Limitations and delay


Normally, an owner seeking to terminate an encroachment or recover money damages is subject to a three-year statute of limitations running from the commencement of the encroachment. [Bertram v. Orlando (1951) 102 CA2d 506] 

The limitations period for an encroachment is the same as for a permanent nuisance since the damage to the owner is complete and certain as soon as the encroachment is created. 

The creation date of the encroachment is the critical date. Whether or not an owner has knowledge an encroachment exists does not affect the statute of limitations. The limitations period runs from the creation of the encroachment, not its discovery. [Castelletto v. Bendon (1961) 193 CA2d 64] 

However, in the rare case where damage resulting from an encroachment is progressive over time, the three-year statute of limitations does not apply from the date of creation. 

For instance, an owner’s building is damaged when a neighbor’s building leans on it, due to a poorly compacted fill. The degree of the tilt, and the resulting damage, increases over time. 

More than three years after the damage commences, the owner seeks to recover his monetary losses from the neighbor. The neighbor claims the owner is barred from recovering damages by the running of the three-year limitations period. 

However, the intrusion on the owner’s building is continuous and progressive — a further intrusion.

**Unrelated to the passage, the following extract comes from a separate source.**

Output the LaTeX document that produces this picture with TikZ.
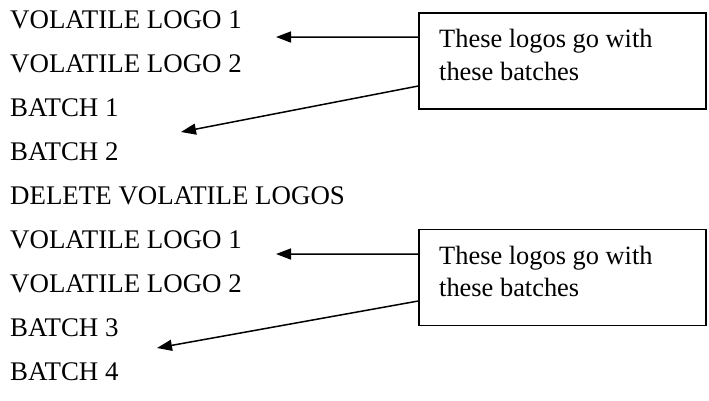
\documentclass[tikz,border=0pt]{standalone}
\usepackage{fontspec}
\setmainfont{Liberation Serif}
\usepackage{tikz}
\usetikzlibrary{arrows.meta}

\tikzset{
    item/.style={inner sep=0pt, anchor=base west, font=\fontsize{27}{33}\selectfont},
    notebox/.style={draw, line width=1.5bp, minimum width=287bp, minimum height=96bp, inner sep=0pt},
    notetext/.style={inner sep=0pt, anchor=north west, align=left, font=\fontsize{26.5}{33}\selectfont},
    pointer/.style={-{Triangle[length=15bp,width=11bp]}, line width=1.5bp}
}

\begin{document}
\begin{tikzpicture}[x=1bp, y=-1bp]
        \useasboundingbox (0,0) rectangle (709,400);

        % list of logos and batches
        \foreach \t [count=\i] in {VOLATILE LOGO 1, VOLATILE LOGO 2, BATCH 1, BATCH 2,
                DELETE VOLATILE LOGOS, VOLATILE LOGO 1, VOLATILE LOGO 2, BATCH 3, BATCH 4}
            \node[item] (l\i) at (10, {28+44*(\i-1)}) {\t};

        % notes
        \node[notebox] (box1) at (562.5, 61) {};
        \node[notetext] (txt1) at (439, 29) {These logos go with\\these batches};

        \node[notebox] (box2) at (562.5, 277.5) {};
        \node[notetext] (txt2) at (439, 245.5) {These logos go with\\these batches};

        % arrow ends
        \coordinate (tip1) at (276, 37);
        \coordinate (tip2) at (181, 132);
        \coordinate (tip3) at (276, 254);
        \coordinate (tip4) at (157, 348);

        % arrows
        \draw[pointer] ([yshift=24bp]box1.west) -- (tip1);
        \draw[pointer] ([yshift=-25bp]box1.west) -- (tip2);
        \draw[pointer] ([yshift=23.5bp]box2.west) -- (tip3);
        \draw[pointer] ([yshift=-23.5bp]box2.west) -- (tip4);
    \end{tikzpicture}
\end{document}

As with a continuing nuisance, a new claim accrues each time the loss increases. Thus, while the three-year statute of limitations does apply, it does not begin to run on the commencement of the encroachment, but runs from the date of the last increase in damage from the progressively increasing encroachment. [Kafka v. Bozio (1923) 191 C 746] 

In addition to barring relief due to the statute of limitations, an action seeking money damages or an injunction against an encroachment can be barred by the equitable doctrine of laches, also called prejudicial delay or detrimental reliance

A property owner loses his right to enforce a removal of an encroachment or recover money against the encroaching neighbor if the owner delays in making the claim causing the neighbor to rely on the owner’s acquiescence to his detriment. 

For example, if an owner discovers his neighbor is constructing a potential encroachment, but refrains from saying anything or taking any action until the construction is completed, he can be barred from enforcing its removal. The encroaching neighbor has relied on the owner’s acquiescence in undertaking and completing the construction. [Rankin v. De Bare (1928) 205 C 639] 

Finally, an owner who allows a known encroachment on his property to continue for over five years risks losing property rights through a prescriptive easement or adverse possession since the adverse use of the owner’s property by the encroaching neighbor is known to the owner and continuous. 

Thus, an owner must act promptly to enforce his right to remove the encroachment or receive compensation for lost value when a neighbor’s improvements encroach on his property.